For the first stages in the creation of this piece, and the description of the leviathan, you can refer back to my earlier post. More than anything else, in this piece I was trying to experiment with depicting light. Sunlight fades as the water gets deeper and deeper, so the first job was to try to make a gradation from top to bottom. The leviathan itself had to be visible, but I tried to give it a sense of looming out of the darkness. To this end I put white outlines only along the top edges, and left the bottom undefined. I also tried to give an appearance of glowing to a few spots of bioluminescence, and finally I wanted to show the stirring up of the water as the monster writhes about, as the description of the leviathan demands.
The leviathan isn’t the only inhabitant of the ocean, of course, so I added some other fun details. From the top going down you can see great white sharks (although they’re black), blue whales (although they're white), a couple of disproportionately large sea turtles, and an oarfish, which is one of the creatures given as the scientific explanation for a number of sea serpent sightings.
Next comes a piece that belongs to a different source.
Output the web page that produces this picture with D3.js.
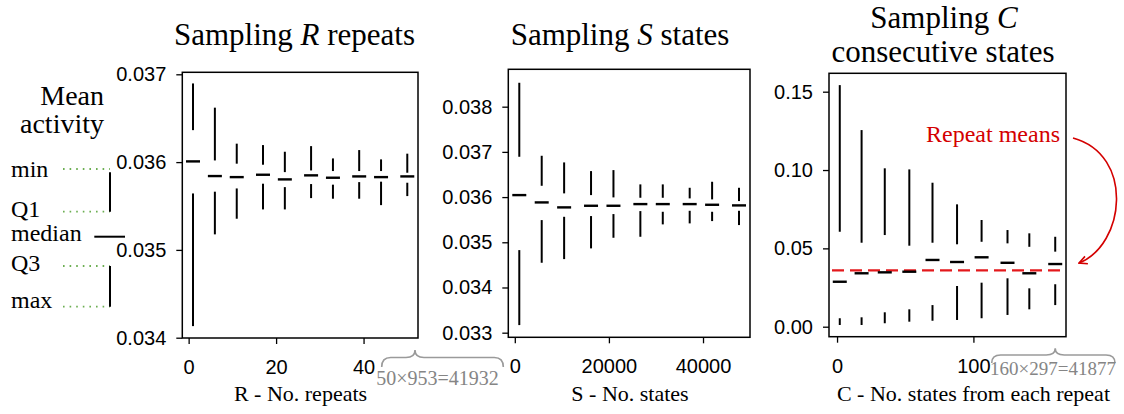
<!DOCTYPE html>
<html lang="en">
<head>
	<meta charset="utf-8">
	<title>Sampling mean activity</title>
	<script src="https://cdn.jsdelivr.net/npm/d3@7"></script>
	<style>
		body { margin: 0; background: white; }
		svg { display: block; font-family: "Liberation Serif", "Times New Roman", serif; }
		.tick line { stroke: black; stroke-width: 1.3; }
		.tick text { fill: black; }
	</style>
</head>
<body>
	<script type="text/javascript">
		// Panel 1 : sampling R repeats
		var rX      = [1, 6, 11, 17, 22, 28, 33, 39, 44, 50];
		var rMax    = [0.036896, 0.036620, 0.036210, 0.036194, 0.036118, 0.036182, 0.036042, 0.036137, 0.036031, 0.036096];
		var rQ3     = [0.036364, 0.036019, 0.035982, 0.035970, 0.035886, 0.035905, 0.035898, 0.035898, 0.035898, 0.035879];
		var rMedian = [0.036008, 0.035841, 0.035829, 0.035856, 0.035803, 0.035849, 0.035822, 0.035837, 0.035829, 0.035837];
		var rQ1     = [0.035643, 0.035663, 0.035700, 0.035754, 0.035715, 0.035750, 0.035743, 0.035772, 0.035777, 0.035765];
		var rMin    = [0.034132, 0.035177, 0.035355, 0.035461, 0.035461, 0.035590, 0.035583, 0.035583, 0.035510, 0.035613];
		var rTicksX = [0, 20, 40];
		var rTicksY = [0.034, 0.035, 0.036, 0.037];

		// Panel 2 : sampling S states
		var sX      = [953, 5718, 10483, 16201, 20966, 26684, 31449, 37167, 41932, 47650];
		var sMax    = [0.038529, 0.036914, 0.036767, 0.036575, 0.036597, 0.036281, 0.036281, 0.036206, 0.036339, 0.036206];
		var sQ3     = [0.036892, 0.036250, 0.036082, 0.036044, 0.035993, 0.035985, 0.035985, 0.035971, 0.035949, 0.035912];
		var sMedian = [0.036044, 0.035882, 0.035772, 0.035808, 0.035808, 0.035845, 0.035845, 0.035845, 0.035830, 0.035816];
		var sQ1     = [0.034827, 0.035491, 0.035564, 0.035580, 0.035624, 0.035690, 0.035675, 0.035697, 0.035675, 0.035697];
		var sMin    = [0.033168, 0.034547, 0.034628, 0.034865, 0.035100, 0.035122, 0.035396, 0.035418, 0.035469, 0.035381];
		var sTicksX = [0, 20000, 40000];
		var sTicksY = [0.033, 0.034, 0.035, 0.036, 0.037, 0.038];

		// Panel 3 : sampling C consecutive states
		var cX      = [2, 18, 35, 53, 70, 88, 106, 125, 141, 160];
		var cMax    = [0.1542, 0.1255, 0.1011, 0.1004, 0.0919, 0.0781, 0.0681, 0.0617, 0.0596, 0.0574];
		var cQ3     = [0.0606, 0.0536, 0.0585, 0.0517, 0.0536, 0.0526, 0.0542, 0.0532, 0.0510, 0.0479];
		var cMedian = [0.0287, 0.0341, 0.0347, 0.0351, 0.0426, 0.0413, 0.0443, 0.0408, 0.0341, 0.0400];
		var cQ1     = [0.0054, 0.0060, 0.0092, 0.0111, 0.0138, 0.0260, 0.0281, 0.0309, 0.0245, 0.0271];
		var cMin    = [0.0011, 0.0011, 0.0022, 0.0032, 0.0038, 0.0043, 0.0054, 0.0075, 0.0111, 0.0138];
		var cTicksX = [0, 100];
		var cTicksY = [0.00, 0.05, 0.10, 0.15];
		var repeatMean = 0.0360;

		var legendLabels = ["min", "Q1", "median", "Q3", "max"];

		var w = 1124;
		var h = 414;

		var svg = d3.select("body")
					.append("svg")
					.attr("width", w)
					.attr("height", h);

		// matplotlib style 5% margin on the x data range
		var padded = function(vals) {
			var lo = d3.min(vals), hi = d3.max(vals), m = (hi - lo) * 0.05;
			return [lo - m, hi + m];
		};

		var drawPanel = function(p) {
			var x = d3.scaleLinear().domain(padded(p.xs)).range([p.left, p.right]);
			var y = d3.scaleLinear().domain(p.yDomain).range([p.bottom, p.top]);
			var g = svg.append("g");

			g.append("g")
			 .attr("transform", "translate(" + p.left + ",0)")
			 .call(d3.axisLeft(y).tickValues(p.yTicks).tickFormat(d3.format(p.yFormat)).tickSize(6).tickPadding(10))
			 .call(function(a) { a.select(".domain").remove(); })
			 .selectAll("text").style("font-size", "20px").style("font-family", "inherit");

			g.append("g")
			 .attr("transform", "translate(0," + p.bottom + ")")
			 .call(d3.axisBottom(x).tickValues(p.xTicks).tickFormat(d3.format("d")).tickSize(6).tickPadding(16))
			 .call(function(a) { a.select(".domain").remove(); })
			 .selectAll("text").style("font-size", "20px").style("font-family", "inherit");

			var idx = d3.range(p.xs.length);

			// upper whisker (max -> Q3)
			g.selectAll(".up").data(idx).enter().append("line")
			 .attr("x1", function(i) { return x(p.xs[i]); })
			 .attr("x2", function(i) { return x(p.xs[i]); })
			 .attr("y1", function(i) { return y(p.max[i]); })
			 .attr("y2", function(i) { return y(p.q3[i]); })
			 .attr("stroke", "black").attr("stroke-width", 2);

			// lower whisker (Q1 -> min)
			g.selectAll(".down").data(idx).enter().append("line")
			 .attr("x1", function(i) { return x(p.xs[i]); })
			 .attr("x2", function(i) { return x(p.xs[i]); })
			 .attr("y1", function(i) { return y(p.q1[i]); })
			 .attr("y2", function(i) { return y(p.min[i]); })
			 .attr("stroke", "black").attr("stroke-width", 2);

			if (p.mean !== undefined) {
				g.append("line")
				 .attr("x1", p.left + 3).attr("x2", p.right - 2)
				 .attr("y1", y(p.mean)).attr("y2", y(p.mean))
				 .attr("stroke", "#e3191c").attr("stroke-width", 2.2)
				 .attr("stroke-dasharray", "12,6");
			}

			// medians
			g.selectAll(".med").data(idx).enter().append("line")
			 .attr("x1", function(i) { return x(p.xs[i]) - 7; })
			 .attr("x2", function(i) { return x(p.xs[i]) + 7; })
			 .attr("y1", function(i) { return y(p.median[i]); })
			 .attr("y2", function(i) { return y(p.median[i]); })
			 .attr("stroke", "black").attr("stroke-width", 2.4);

			// frame
			g.append("rect")
			 .attr("x", p.left).attr("y", p.top)
			 .attr("width", p.right - p.left).attr("height", p.bottom - p.top)
			 .attr("fill", "none").attr("stroke", "black").attr("stroke-width", 1.5);

			return x;
		};

		var x1 = drawPanel({ xs: rX, max: rMax, q3: rQ3, median: rMedian, q1: rQ1, min: rMin,
			left: 182.3, right: 418, top: 72.3, bottom: 338,
			yDomain: [0.0339966, 0.0370228], yTicks: rTicksY, yFormat: ".3f", xTicks: rTicksX });

		var x2 = drawPanel({ xs: sX, max: sMax, q3: sQ3, median: sMedian, q1: sQ1, min: sMin,
			left: 508.3, right: 750, top: 69.3, bottom: 337.3,
			yDomain: [0.032898, 0.038827], yTicks: sTicksY, yFormat: ".3f", xTicks: sTicksX });

		var x3 = drawPanel({ xs: cX, max: cMax, q3: cQ3, median: cMedian, q1: cQ1, min: cMin,
			left: 829, right: 1066, top: 73.3, bottom: 336.7,
			yDomain: [-0.00638, 0.16174], yTicks: cTicksY, yFormat: ".2f", xTicks: cTicksX,
			mean: repeatMean });

		// titles
		var title1 = svg.append("text").attr("x", 294.5).attr("y", 45)
						.attr("text-anchor", "middle").style("font-size", "31px");
		title1.append("tspan").text("Sampling ");
		title1.append("tspan").style("font-style", "italic").text("R");
		title1.append("tspan").text(" repeats");

		var title2 = svg.append("text").attr("x", 620).attr("y", 45)
						.attr("text-anchor", "middle").style("font-size", "31px");
		title2.append("tspan").text("Sampling ");
		title2.append("tspan").style("font-style", "italic").text("S");
		title2.append("tspan").text(" states");

		var title3 = svg.append("text").attr("x", 944).attr("y", 28)
						.attr("text-anchor", "middle").style("font-size", "31px");
		title3.append("tspan").text("Sampling ");
		title3.append("tspan").style("font-style", "italic").text("C");
		svg.append("text").attr("x", 943).attr("y", 61.5)
		   .attr("text-anchor", "middle").style("font-size", "31px")
		   .text("consecutive states");

		// axis labels
		svg.append("text").attr("x", 300.5).attr("y", 401).attr("text-anchor", "middle")
		   .style("font-size", "22px").text("R - No. repeats");
		svg.append("text").attr("x", 630).attr("y", 401).attr("text-anchor", "middle")
		   .style("font-size", "22px").text("S - No. states");
		svg.append("text").attr("x", 1110).attr("y", 401).attr("text-anchor", "end")
		   .style("font-size", "22px").text("C - No. states from each repeat");

		// braces under panel corners
		var brace = function(x0, xt, x1, yEnd, yMid, yTip) {
			var r = 9;
			return "M" + x0 + "," + yEnd +
				" Q" + x0 + "," + yMid + " " + (x0 + r) + "," + yMid +
				" L" + (xt - r) + "," + yMid +
				" Q" + xt + "," + yMid + " " + xt + "," + yTip +
				" Q" + xt + "," + yMid + " " + (xt + r) + "," + yMid +
				" L" + (x1 - r) + "," + yMid +
				" Q" + x1 + "," + yMid + " " + x1 + "," + yEnd;
		};
		svg.append("path").attr("d", brace(381.7, 415, 503.3, 367, 357.5, 350))
		   .attr("fill", "none").attr("stroke", "#9a9a9a").attr("stroke-width", 1.6);
		svg.append("text").attr("x", 437.5).attr("y", 385).attr("text-anchor", "middle")
		   .attr("fill", "#858585").style("font-size", "20px").text("50×953=41932");

		svg.append("path").attr("d", brace(991.7, x3(cX[cX.length - 1]), 1115, 363, 355, 348.3))
		   .attr("fill", "none").attr("stroke", "#9a9a9a").attr("stroke-width", 1.6);
		svg.append("text").attr("x", 1116).attr("y", 375).attr("text-anchor", "end")
		   .attr("fill", "#858585").style("font-size", "19px").text("160×297=41877");

		// repeat means annotation
		svg.append("defs").append("marker")
		   .attr("id", "head").attr("viewBox", "0 0 10 10")
		   .attr("refX", 9).attr("refY", 5)
		   .attr("markerWidth", 10).attr("markerHeight", 10)
		   .attr("markerUnits", "userSpaceOnUse")
		   .attr("orient", "auto")
		   .append("path").attr("d", "M1,1 L9,5 L1,9")
		   .attr("fill", "none").attr("stroke", "#d40000").attr("stroke-width", 1.6);

		svg.append("text").attr("x", 1060).attr("y", 141.5).attr("text-anchor", "end")
		   .attr("fill", "#d40000").style("font-size", "24px").text("Repeat means");
		svg.append("path").attr("d", "M1073,138 C1135,155 1125,245 1079,263")
		   .attr("fill", "none").attr("stroke", "#d40000").attr("stroke-width", 1.6)
		   .attr("marker-end", "url(#head)");

		// legend for the box marks
		var legend = svg.append("g");
		legend.append("text").attr("x", 104).attr("y", 105).attr("text-anchor", "end")
			  .style("font-size", "28px").text("Mean");
		legend.append("text").attr("x", 104).attr("y", 133).attr("text-anchor", "end")
			  .style("font-size", "28px").text("activity");

		var labelY = [176.7, 216.7, 240.5, 270.7, 308.3];
		legend.selectAll(".lab").data(legendLabels).enter().append("text")
			  .attr("x", 11).attr("y", function(d, i) { return labelY[i]; })
			  .style("font-size", "24px").text(function(d) { return d; });

		var dotY = [169, 211.7, 266, 306.7];
		legend.selectAll(".dot").data(dotY).enter().append("line")
			  .attr("x1", 63).attr("x2", 110)
			  .attr("y1", function(d) { return d; }).attr("y2", function(d) { return d; })
			  .attr("stroke", "#6cae52").attr("stroke-width", 1.8)
			  .attr("stroke-dasharray", "1.6,5");
		legend.append("line").attr("x1", 110).attr("x2", 110).attr("y1", 172.3).attr("y2", 211.7)
			  .attr("stroke", "black").attr("stroke-width", 2);
		legend.append("line").attr("x1", 110).attr("x2", 110).attr("y1", 266).attr("y2", 306.7)
			  .attr("stroke", "black").attr("stroke-width", 2);
		legend.append("line").attr("x1", 94.3).attr("x2", 125).attr("y1", 236.7).attr("y2", 236.7)
			  .attr("stroke", "black").attr("stroke-width", 2);
	</script>
</body>
</html>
Also a few schools of unidentified fish. Continuing down still further, there are sperm whales and a giant squid, but also a plesiosaur of some sort and the kraken itself, huge, of course, but rather small compared with the leviathan. And finally, down near the ocean floor, a somewhat ill-defined gulper eel and anglerfish, giant tube worms near the deep sea vents, and some truly enormous sea stars. I had fun deciding what to put into the picture and how to compose it, and I challenged myself on the small details and precision of lines depicting the water and leviathan. Alas, the biggest challenge of all on a block with this much black is to get the inking relatively dark and smooth. I never did get it as perfect as I would have liked, but I’m still pretty happy with my image of the mystery of the unknown deep.
[Picture: Altum Incognitum, rubber block print by AEGN, 2014 (sold out).]
(And thanks to local Latin teacher L. Downey for obligingly checking my Latin phrase! When it comes to Latin, I know only enough to know that I don’t know enough.)